The SANS ISC originally started as a place to share threat intelligence and analysis, partly based on DShield data and partly based on near-real-time input from the wider network security community. These days, it principally acts as a network security blog with little connection to active threat intel, though it does highlight patch releases.
Earlier in the week, an ISC post on OSINT tactics grabbed my attention. While we await the imminent release of the new version of Maltego (and CaseFile), other tools can help as well. FOCA (Spanish-language site) handles metadata parsing from local documents and simplifies using Google for finding interesting documents on a site, aka “Google hacking“. Apparently, it can also try some direct connections (like HTTP brute-forcing and DNS enumeration).
On a related note, as seen in the comments on that post, Cryptome released a DHS document this year entitled “Publicly Available Social Media Monitoring and Situational Awareness Initiative Update“. This really just lists a lot of publicly available social media sites, tools, and aggregators.
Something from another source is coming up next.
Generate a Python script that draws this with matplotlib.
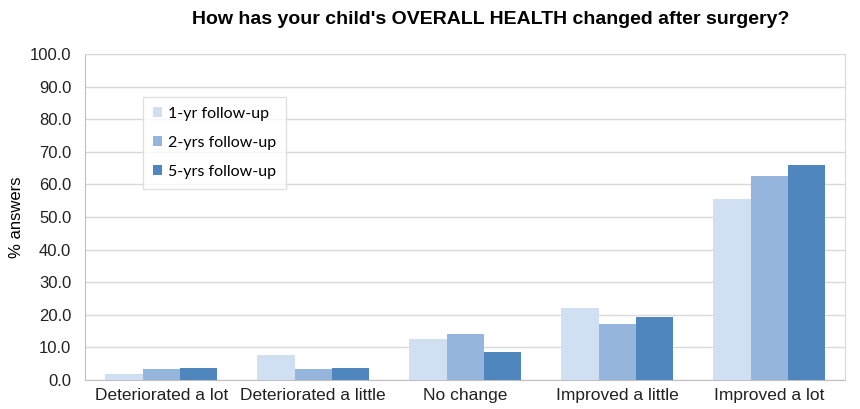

What you need might not exist, though, and it’s worth understanding APIs like what Twitter provides. Unfortunately, the Google Social Graph API will go away this spring. I don’t know of any good replacements, but I’d love to find one.
While I have a few concerns related to civil liberties about DHS trolling through all of these, that doesn’t change the fact that your adversaries, regardless of affiliation or organization, will go about this. So while you should think about monitoring your own organization proactively, also consider the possibility and appropriateness of engaging in OSINT against them. Krypt3ia has explained this use of OSINT, though he’s not teaching you to find jihadists. That doesn’t mean, of course, that an intelligent, motivated analyst can’t research techniques and data on his own.
But this can include areas other than getting involved in geopolitical controversy. Perhaps you’re working on an investigation where you have at least some information on the attacker. In some cases, you may choose to take the additional step of gathering further data. (You also might want to consult with your legal counsel, depending on what you choose to do.) I have worked in the past on situations where we identified the attacker in great detail before notifying law enforcement. And because his OPSEC frankly sucked, we could do this through entirely legal and open methods. This distinguishes itself from “hacking back” by restraining itself to gathering information through public data sources only, rather than engaging in any vulnerability exploitation or accessing unauthorized systems and data.
Alternately, consider the uses for other types of investigations. Perhaps you’ve taken an interest in suspicions of local corruption, or you have some reason to believe that somebody on the Internet (e.g. a site, company, or
charlatan^W evangelist / expert) has some dirty laundry that needs washing in the open air.
The world has changed, and we can either change with it or hide from it. If you’re already working in network security, only one choice makes any sense.